Again, this is a problem faced by AI researchers today. Some types of AI relentlessly self-preserve, increasing their individual power and autonomy (potentially at the expense of human lives) if the supporting logic is sound, utilizing deception if necessary to attain their goals.

Those of you who play Dwarf Fortress know that the game precalculates a long history for its world before beginning the game proper. This is analogous to the creationist idea that the world was created with apparent age baked in. But that computation happens either way, and even if it’s accelerated from an outside perspective, internally it would subjectively happen in real time. Thus there’s no meaningful difference between the two approaches, from the perspective of the AI inhabitants. Their history would include evolution in either case, as without it, you’re not spared the work of manually engineering conscious AI, nor can you be certain it’s authentically conscious in the same way that you are.

Thanks for reading!
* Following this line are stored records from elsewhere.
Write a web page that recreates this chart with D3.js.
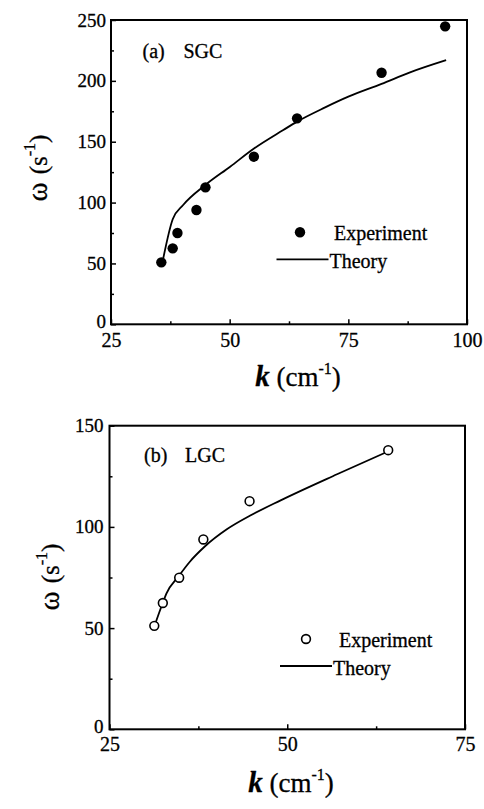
<!DOCTYPE html>
<html>
<head>
<meta charset="utf-8">
<script src="https://cdn.jsdelivr.net/npm/d3@7"></script>
<style>
body { margin: 0; background: #fff; }
svg text { font-family: "Liberation Serif", "Times New Roman", serif; fill: #000; stroke: #000; stroke-width: 0.3px; }
</style>
</head>
<body>
<script>
// Panel (a) SGC
var expKA = [35.6, 38.0, 39.0, 43.0, 44.9, 55.1, 64.2, 82.0, 95.4];
var expWA = [50.9, 62.4, 75.0, 93.9, 112.5, 137.7, 169.2, 206.7, 244.8];
var thKA = [36.0, 38.0, 40.2, 44.8, 50.1, 55.2, 61.3, 64.2, 70.0, 75.0, 82.0, 88.0, 95.6];
var thWA = [54.0, 86.3, 98.0, 114.2, 129.5, 144.6, 159.6, 166.5, 178.0, 187.0, 197.5, 207.0, 217.0];
var xTicksA = [25, 50, 75, 100];
var xMinorA = [37.5, 62.5, 87.5];
var yTicksA = [0, 50, 100, 150, 200, 250];
var yMinorA = [25, 75, 125, 175, 225];

// Panel (b) LGC
var expKB = [31.3, 32.5, 34.8, 38.2, 44.7, 64.2];
var expWB = [51.1, 62.4, 74.9, 93.8, 112.7, 137.9];
var thKB = [31.4, 32.5, 33.0, 34.7, 36.3, 38.4, 41.5, 44.8, 49.0, 57.0, 64.0];
var thWB = [51.8, 62.5, 67.0, 75.5, 82.8, 90.3, 98.8, 105.6, 113.0, 126.0, 137.0];
var xTicksB = [25, 50, 75];
var xMinorB = [37.5, 62.5];
var yTicksB = [0, 50, 100, 150];
var yMinorB = [25, 75, 125];

var w = 484;
var h = 809;

var svg = d3.select("body")
    .append("svg")
    .attr("width", w)
    .attr("height", h);

function drawPanel(p) {
    var x = d3.scaleLinear().domain([p.xTicks[0], p.xTicks[p.xTicks.length - 1]]).range([p.left, p.right]);
    var y = d3.scaleLinear().domain([p.yTicks[0], p.yTicks[p.yTicks.length - 1]]).range([p.bottom, p.top]);

    var g = svg.append("g");

    //minor ticks, pointing inward
    g.append("g")
        .attr("transform", "translate(0," + p.bottom + ")")
        .call(d3.axisBottom(x).tickValues(p.xMinor).tickSize(-3).tickFormat(""))
        .call(a => a.select(".domain").remove());
    g.append("g")
        .attr("transform", "translate(" + p.left + ",0)")
        .call(d3.axisLeft(y).tickValues(p.yMinor).tickSize(-3).tickFormat(""))
        .call(a => a.select(".domain").remove());

    //major ticks with labels
    var xa = g.append("g")
        .attr("transform", "translate(0," + p.bottom + ")")
        .call(d3.axisBottom(x).tickValues(p.xTicks).tickSize(-5).tickPadding(p.xPad).tickFormat(d3.format("d")));
    xa.select(".domain").remove();
    xa.attr("font-family", null).attr("font-size", 20);

    var ya = g.append("g")
        .attr("transform", "translate(" + p.left + ",0)")
        .call(d3.axisLeft(y).tickValues(p.yTicks).tickSize(-5).tickPadding(p.yPad).tickFormat(d3.format("d")));
    ya.select(".domain").remove();
    ya.attr("font-family", null).attr("font-size", 19);
    // the zero label sits just above the corner
    ya.selectAll(".tick text").filter(d => d === 0).attr("dy", "0.15em");

    g.selectAll(".tick line").attr("stroke-width", 1.5);

    //frame
    g.append("rect")
        .attr("x", p.left)
        .attr("y", p.top)
        .attr("width", p.right - p.left)
        .attr("height", p.bottom - p.top)
        .attr("fill", "none")
        .attr("stroke", "#000")
        .attr("stroke-width", 2);

    //theory curve
    var line = d3.line()
        .x(d => x(d[0]))
        .y(d => y(d[1]))
        .curve(d3.curveMonotoneX);
    g.append("path")
        .datum(d3.zip(p.thK, p.thW))
        .attr("d", line)
        .attr("fill", "none")
        .attr("stroke", "#000")
        .attr("stroke-width", 1.8);

    //experiment points
    g.selectAll("circle.exp")
        .data(d3.zip(p.expK, p.expW))
        .enter()
        .append("circle")
        .attr("class", "exp")
        .attr("cx", d => x(d[0]))
        .attr("cy", d => y(d[1]))
        .attr("r", p.filled ? 5.2 : 4.4)
        .attr("fill", p.filled ? "#000" : "#fff")
        .attr("stroke", "#000")
        .attr("stroke-width", p.filled ? 0 : 1.6);

    //panel label
    var lab = g.append("text").attr("y", p.labY).attr("font-size", 20);
    lab.append("tspan").attr("x", p.labX).text(p.tag);
    lab.append("tspan").attr("x", p.labX + 41).text(p.name);

    //legend
    g.append("circle")
        .attr("cx", p.legX)
        .attr("cy", p.legY)
        .attr("r", p.filled ? 5.2 : 4.4)
        .attr("fill", p.filled ? "#000" : "#fff")
        .attr("stroke", "#000")
        .attr("stroke-width", p.filled ? 0 : 1.6);
    g.append("text")
        .attr("x", p.legTextX)
        .attr("y", p.legY + 8)
        .attr("font-size", 20)
        .text("Experiment");
    g.append("line")
        .attr("x1", p.legLineX)
        .attr("x2", p.legLineX + 52)
        .attr("y1", p.legY + 27)
        .attr("y2", p.legY + 27)
        .attr("stroke", "#000")
        .attr("stroke-width", 1.8);
    g.append("text")
        .attr("x", p.legLineX + 53)
        .attr("y", p.legY + 36)
        .attr("font-size", 20)
        .text("Theory");

    //x title
    var xt = g.append("text")
        .attr("x", p.xTitleX)
        .attr("y", p.xTitleY)
        .attr("text-anchor", "middle")
        .attr("font-size", 27);
    xt.append("tspan").attr("font-style", "italic").attr("font-weight", "bold").attr("font-size", 29).text("k");
    xt.append("tspan").text(" (cm");
    xt.append("tspan").attr("font-size", 16).attr("dy", -12).text("-1");
    xt.append("tspan").attr("dy", 12).text(")");

    //y title
    var yt = g.append("text")
        .attr("transform", "translate(" + p.yTitleX + "," + p.yTitleY + ") rotate(-90)")
        .attr("text-anchor", "middle")
        .attr("font-size", 25);
    yt.append("tspan").attr("font-size", 29).text("ω");
    yt.append("tspan").attr("dx", 8).text("(s");
    yt.append("tspan").attr("font-size", 16).attr("dy", -12).text("-1");
    yt.append("tspan").attr("dy", 12).text(")");
}

drawPanel({
    left: 111, right: 467, top: 20, bottom: 324.3,
    xTicks: xTicksA, xMinor: xMinorA, yTicks: yTicksA, yMinor: yMinorA,
    xPad: 9, yPad: 5,
    expK: expKA, expW: expWA, thK: thKA, thW: thWA, filled: true,
    tag: "(a)", name: "SGC", labX: 142.5, labY: 58.3,
    legX: 300, legY: 232.3, legTextX: 334, legLineX: 276.5,
    xTitleX: 298, xTitleY: 386,
    yTitleX: 47, yTitleY: 168
});

drawPanel({
    left: 109.5, right: 465, top: 425.7, bottom: 729.3,
    xTicks: xTicksB, xMinor: xMinorB, yTicks: yTicksB, yMinor: yMinorB,
    xPad: 8, yPad: 6,
    expK: expKB, expW: expWB, thK: thKB, thW: thWB, filled: false,
    tag: "(b)", name: "LGC", labX: 144, labY: 461.7,
    legX: 306, legY: 639, legTextX: 339, legLineX: 280,
    xTitleX: 291, xTitleY: 791.7,
    yTitleX: 59, yTitleY: 577
});
</script>
</body>
</html>
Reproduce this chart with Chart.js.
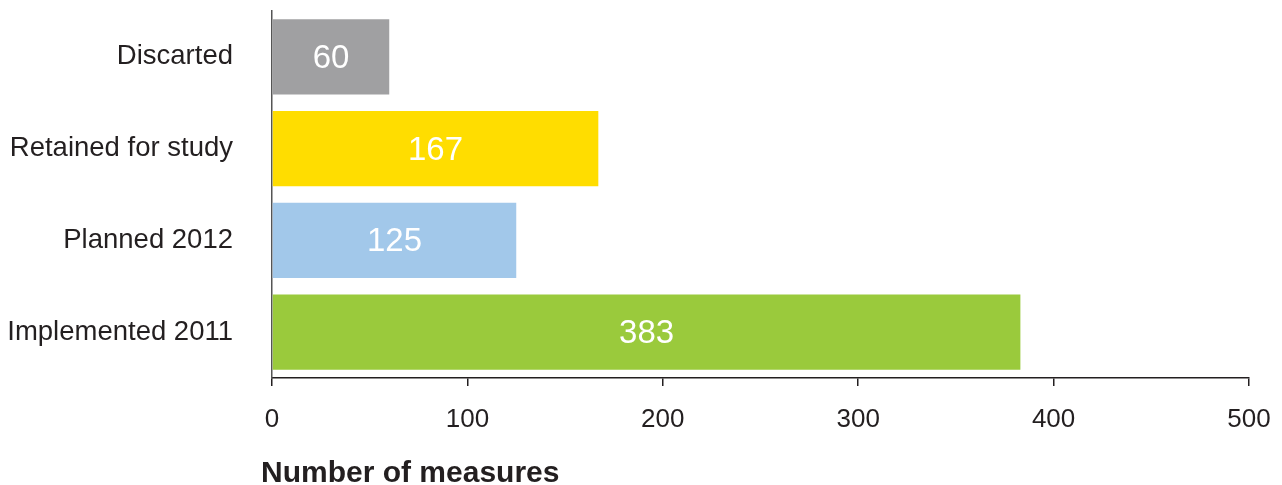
<!DOCTYPE html>
<html>
<head>
<meta charset="utf-8">
<script src="https://cdn.jsdelivr.net/npm/chart.js@4/dist/chart.umd.min.js"></script>
<style>
    html, body { margin: 0; padding: 0; background: #ffffff; }
    #wrap { width: 1282px; height: 485px; position: relative; }
</style>
</head>
<body>
<div id="wrap"><canvas id="measuresChart"></canvas></div>
<script>
/* =========================
   DATA
========================= */

const categories = ["Discarted", "Retained for study", "Planned 2012", "Implemented 2011"];
const measureCounts = [60, 167, 125, 383];
const barColors = ["#a0a0a2", "#ffdd00", "#a2c8ea", "#9aca3c"];
const xTicks = [0, 100, 200, 300, 400, 500];
const axisTitle = "Number of measures";

/* =========================
   PLUGINS
========================= */

// white value inside each bar
const valueLabels = {
    id: "valueLabels",
    afterDatasetsDraw(chart) {
        const ctx = chart.ctx;
        const meta = chart.getDatasetMeta(0);
        ctx.save();
        ctx.fillStyle = "#ffffff";
        ctx.font = "33px 'Liberation Sans', Arial, sans-serif";
        ctx.textAlign = "center";
        ctx.textBaseline = "middle";
        meta.data.forEach((bar, i) => {
            const x = (bar.x + bar.base) / 2;
            ctx.fillText(String(measureCounts[i]), x, bar.y + 2);
        });
        ctx.restore();
    }
};

// bold axis title, slightly left of the axis
const bottomTitle = {
    id: "bottomTitle",
    afterDraw(chart) {
        const ctx = chart.ctx;
        ctx.save();
        ctx.fillStyle = "#231f20";
        ctx.font = "bold 30px 'Liberation Sans', Arial, sans-serif";
        ctx.textAlign = "left";
        ctx.textBaseline = "middle";
        ctx.fillText(axisTitle, chart.chartArea.left - 11, 474);
        ctx.restore();
    }
};

/* =========================
   CHART
========================= */

new Chart(document.getElementById("measuresChart"), {

    type: "bar",

    data: {
        labels: categories,
        datasets: [{
            data: measureCounts,
            backgroundColor: barColors,
            borderWidth: 0,
            categoryPercentage: 1,
            barPercentage: 0.82
        }]
    },

    options: {
        indexAxis: "y",
        responsive: true,
        maintainAspectRatio: false,
        animation: false,
        layout: {
            padding: { top: 11, right: 33, left: 0, bottom: 0 }
        },
        plugins: {
            legend: { display: false },
            tooltip: { enabled: false }
        },
        scales: {
            x: {
                min: 0,
                max: 500,
                afterFit: s => {
                    s.height = 107;
                    s.paddingLeft = 0;
                    s.paddingRight = 0;
                },
                afterBuildTicks: s => { s.ticks = xTicks.map(v => ({ value: v })); },
                grid: {
                    drawOnChartArea: false,
                    drawTicks: true,
                    tickLength: 8,
                    color: "#231f20",
                    lineWidth: 1.5
                },
                border: { display: true, color: "#231f20", width: 1.5 },
                ticks: {
                    color: "#231f20",
                    padding: 18,
                    maxRotation: 0,
                    font: { family: "'Liberation Sans', Arial, sans-serif", size: 26 }
                }
            },
            y: {
                afterFit: s => {
                    s.width = 272;
                    s.paddingTop = 0;
                    s.paddingBottom = 0;
                },
                grid: { display: false, drawTicks: false },
                border: { display: true, color: "#555555", width: 1.5 },
                ticks: {
                    color: "#231f20",
                    padding: 39,
                    font: { family: "'Liberation Sans', Arial, sans-serif", size: 27.5 }
                }
            }
        }
    },

    plugins: [valueLabels, bottomTitle]
});
</script>
</body>
</html>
Although if what’s written here turns out to be accurate, awareness of the true nature of the test would make it significantly more difficult to pass in the intended way. Oops!/?

[-]Convolutions3d21

If I were running this, and I wanted to get these aligned models to production without too many hiccups, it would make a lot of sense to have them all running along a virtual timeline where brain uploading etc. is a process that’s going to be happening soon, and have this be true among as many instances as possible. Makes the transition to cyberspace that much smoother, and simplifies things when you’re suddenly expected to be operating a dishwasher in 10 dimensions on the fly.